-- START OF Supplied material --
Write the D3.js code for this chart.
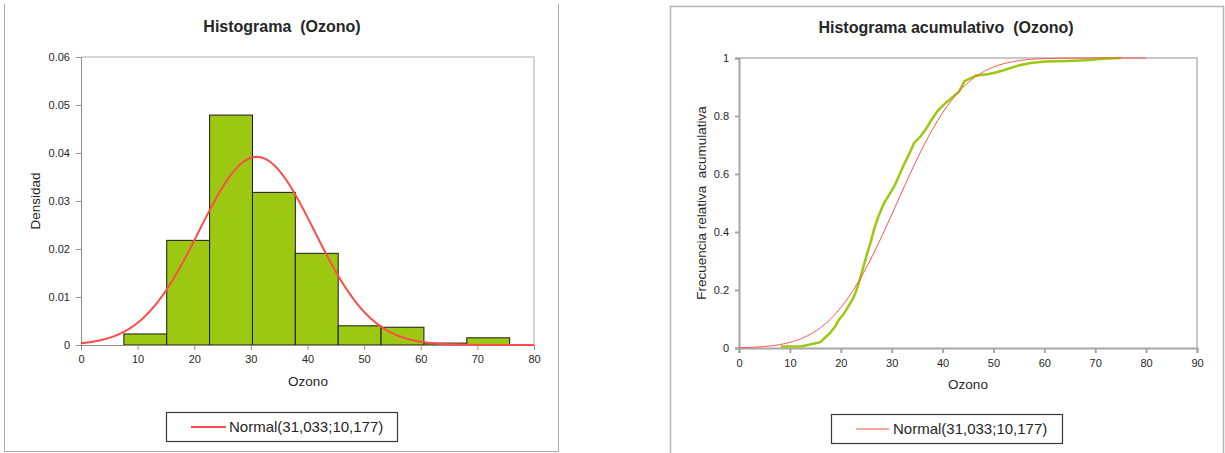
<!DOCTYPE html>
<html>
<head>
<meta charset="utf-8">
<script src="https://cdn.jsdelivr.net/npm/d3@7"></script>
<style>
  body { margin: 0; background: #fff; }
  svg text { font-family: "Liberation Sans", Arial, sans-serif; fill: #262626; white-space: pre; }
</style>
</head>
<body>
<svg id="chart" width="1225" height="453"></svg>
<script>
// Ozone sample: fitted normal parameters
const normalMean = 31.033;
const normalSd = 10.177;
const legendLabel = "Normal(31,033;10,177)";

// Histogram bins (edges) and densities
const binEdges = [0, 7.57, 15.14, 22.71, 30.28, 37.85, 45.42, 52.99, 60.56, 68.13, 75.7];
const binDensity = [0, 0.0023, 0.0218, 0.0479, 0.0318, 0.0191, 0.0040, 0.0037, 0.0004, 0.0015];

// Empirical cumulative relative frequency [ozone, F]
const ecdfOzone = [8.2, 12.4, 14.4, 16.0, 17.0, 18.0, 19.0, 19.6, 20.6, 21.6, 22.4, 23.2, 23.9, 24.6, 25.2, 25.9, 26.5, 27.5, 28.5, 29.5, 30.5, 31.4, 32.4, 33.4, 34.4, 35.7, 36.7, 37.7, 39.0, 40.3, 41.6, 43.2, 44.3, 46.5, 49.1, 50.7, 52.9, 55.1, 57.3, 60.2, 64.6, 69.0, 71.2, 75.0];
const ecdfFreq  = [0.005, 0.006, 0.014, 0.02, 0.037, 0.054, 0.077, 0.097, 0.118, 0.147, 0.17, 0.205, 0.245, 0.29, 0.326, 0.366, 0.407, 0.459, 0.50, 0.528, 0.557, 0.592, 0.632, 0.667, 0.707, 0.73, 0.754, 0.783, 0.817, 0.84, 0.86, 0.883, 0.92, 0.939, 0.945, 0.951, 0.963, 0.975, 0.983, 0.988, 0.99, 0.993, 0.997, 1.0];

// Axis ticks
const histXTicks = [0, 10, 20, 30, 40, 50, 60, 70, 80];
const histYTicks = [0, 0.01, 0.02, 0.03, 0.04, 0.05, 0.06];
const histYLabels = ["0", "0.01", "0.02", "0.03", "0.04", "0.05", "0.06"];
const cumXTicks = [0, 10, 20, 30, 40, 50, 60, 70, 80, 90];
const cumYTicks = [0, 0.2, 0.4, 0.6, 0.8, 1];
const cumYLabels = ["0", "0.2", "0.4", "0.6", "0.8", "1"];

const green = "#9dc811";
const red = "#ff4b4b";

const svg = d3.select("#chart");

// normal density / distribution from the fitted parameters
function normPdf(x) {
  const z = (x - normalMean) / normalSd;
  return Math.exp(-0.5 * z * z) / (normalSd * Math.sqrt(2 * Math.PI));
}
function erf(x) {
  const s = Math.sign(x); x = Math.abs(x);
  const t = 1 / (1 + 0.3275911 * x);
  const y = 1 - (((((1.061405429 * t - 1.453152027) * t) + 1.421413741) * t - 0.284496736) * t + 0.254829592) * t * Math.exp(-x * x);
  return s * y;
}
function normCdf(x) { return 0.5 * (1 + erf((x - normalMean) / (normalSd * Math.SQRT2))); }
const curveX = d3.range(0, 80.001, 0.25);

function styleAxis(g, color, width) {
  g.select(".domain").attr("stroke", color).attr("stroke-width", width);
  g.selectAll(".tick line").attr("stroke", color).attr("stroke-width", width);
  g.selectAll(".tick text").attr("fill", "#262626").style("font-size", "11px");
}

/* ---------------- Left: density histogram ---------------- */
{
  // panel border
  svg.append("path").attr("d", "M4.5,4V451.5H558.5V4")
    .attr("fill", "none").attr("stroke", "#a9a9a9").attr("stroke-width", 1);

  const x = d3.scaleLinear().domain([0, 80]).range([81, 534]);
  const y = d3.scaleLinear().domain([0, 0.06]).range([345, 57]);

  // plot frame (top / right)
  svg.append("path").attr("d", `M${x(0)},${y(0.06)}H${x(80)}V${y(0)}`)
    .attr("fill", "none").attr("stroke", "#c8c8c8").attr("stroke-width", 1.5);

  const bins = binDensity.map((d, i) => ({ x0: binEdges[i], x1: binEdges[i + 1], d }));
  svg.append("g").selectAll("rect").data(bins).join("rect")
    .attr("x", b => x(b.x0)).attr("width", b => x(b.x1) - x(b.x0))
    .attr("y", b => y(b.d)).attr("height", b => y(0) - y(b.d))
    .attr("fill", green).attr("stroke", "#1a1a1a").attr("stroke-width", 1);

  const gx = svg.append("g").attr("transform", `translate(0,${y(0)})`)
    .call(d3.axisBottom(x).tickValues(histXTicks).tickSize(5).tickPadding(5).tickFormat(d3.format("d")));
  styleAxis(gx, "#8f8f8f", 1);
  const gy = svg.append("g").attr("transform", `translate(${x(0)},0)`)
    .call(d3.axisLeft(y).tickValues(histYTicks).tickSize(5).tickPadding(6).tickFormat((d, i) => histYLabels[i]));
  styleAxis(gy, "#8f8f8f", 1);

  svg.append("path").datum(curveX)
    .attr("d", d3.line().x(v => x(v)).y(v => y(normPdf(v))))
    .attr("fill", "none").attr("stroke", red).attr("stroke-width", 2);

  svg.append("text").attr("x", 282).attr("y", 32).attr("text-anchor", "middle")
    .style("font-size", "16px").style("font-weight", "bold").text("Histograma  (Ozono)");
  svg.append("text").attr("x", 308).attr("y", 386).attr("text-anchor", "middle")
    .style("font-size", "13.5px").text("Ozono");
  svg.append("text").attr("transform", "translate(40,201) rotate(-90)").attr("text-anchor", "middle")
    .style("font-size", "13.5px").text("Densidad");

  // legend
  svg.append("rect").attr("x", 166.5).attr("y", 412.5).attr("width", 231).attr("height", 29)
    .attr("fill", "#fff").attr("stroke", "#3a3a3a").attr("stroke-width", 1.2);
  svg.append("line").attr("x1", 191).attr("x2", 226).attr("y1", 427).attr("y2", 427)
    .attr("stroke", red).attr("stroke-width", 2);
  svg.append("text").attr("x", 229).attr("y", 432).style("font-size", "15px").text(legendLabel);
}

/* ---------------- Right: cumulative histogram ---------------- */
{
  svg.append("path").attr("d", "M670.5,455V6.5H1223.5V455")
    .attr("fill", "none").attr("stroke", "#b4b4b4").attr("stroke-width", 1.5);

  const x = d3.scaleLinear().domain([0, 90]).range([739, 1197]);
  const y = d3.scaleLinear().domain([0, 1]).range([348, 58]);

  svg.append("path").attr("d", `M${x(0)},${y(1)}H${x(90)}V${y(0)}`)
    .attr("fill", "none").attr("stroke", "#c8c8c8").attr("stroke-width", 2);

  const gx = svg.append("g").attr("transform", `translate(0,${y(0)})`)
    .call(d3.axisBottom(x).tickValues(cumXTicks).tickSize(5).tickPadding(6).tickFormat(d3.format("d")));
  styleAxis(gx, "#a6a6a6", 2);
  const gy = svg.append("g").attr("transform", `translate(${x(0)},0)`)
    .call(d3.axisLeft(y).tickValues(cumYTicks).tickSize(4).tickPadding(6).tickFormat((d, i) => cumYLabels[i]));
  styleAxis(gy, "#a6a6a6", 2);

  const ecdf = ecdfOzone.map((v, i) => [v, ecdfFreq[i]]);
  svg.append("path").datum(ecdf)
    .attr("d", d3.line().x(d => x(d[0])).y(d => y(d[1])))
    .attr("fill", "none").attr("stroke", green).attr("stroke-width", 2.5);

  svg.append("path").datum(curveX)
    .attr("d", d3.line().x(v => x(v)).y(v => y(normCdf(v))))
    .attr("fill", "none").attr("stroke", red).attr("stroke-width", 1);

  svg.append("text").attr("x", 946).attr("y", 33).attr("text-anchor", "middle")
    .style("font-size", "16px").style("font-weight", "bold").text("Histograma acumulativo  (Ozono)");
  svg.append("text").attr("x", 968).attr("y", 389).attr("text-anchor", "middle")
    .style("font-size", "13.5px").text("Ozono");
  svg.append("text").attr("transform", "translate(706,203) rotate(-90)").attr("text-anchor", "middle")
    .style("font-size", "13.5px").text("Frecuencia relativa  acumulativa");

  svg.append("rect").attr("x", 831.5).attr("y", 414.5).attr("width", 231).attr("height", 29)
    .attr("fill", "#fff").attr("stroke", "#3a3a3a").attr("stroke-width", 1.2);
  svg.append("line").attr("x1", 856).attr("x2", 889).attr("y1", 429).attr("y2", 429)
    .attr("stroke", red).attr("stroke-width", 1);
  svg.append("text").attr("x", 893).attr("y", 434).style("font-size", "15px").text(legendLabel);
}
</script>
</body>
</html>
-- END OF Supplied material --
**Directions:** Count every line above that holds the string "chart" and give the total, nothing more.

**Result:** 3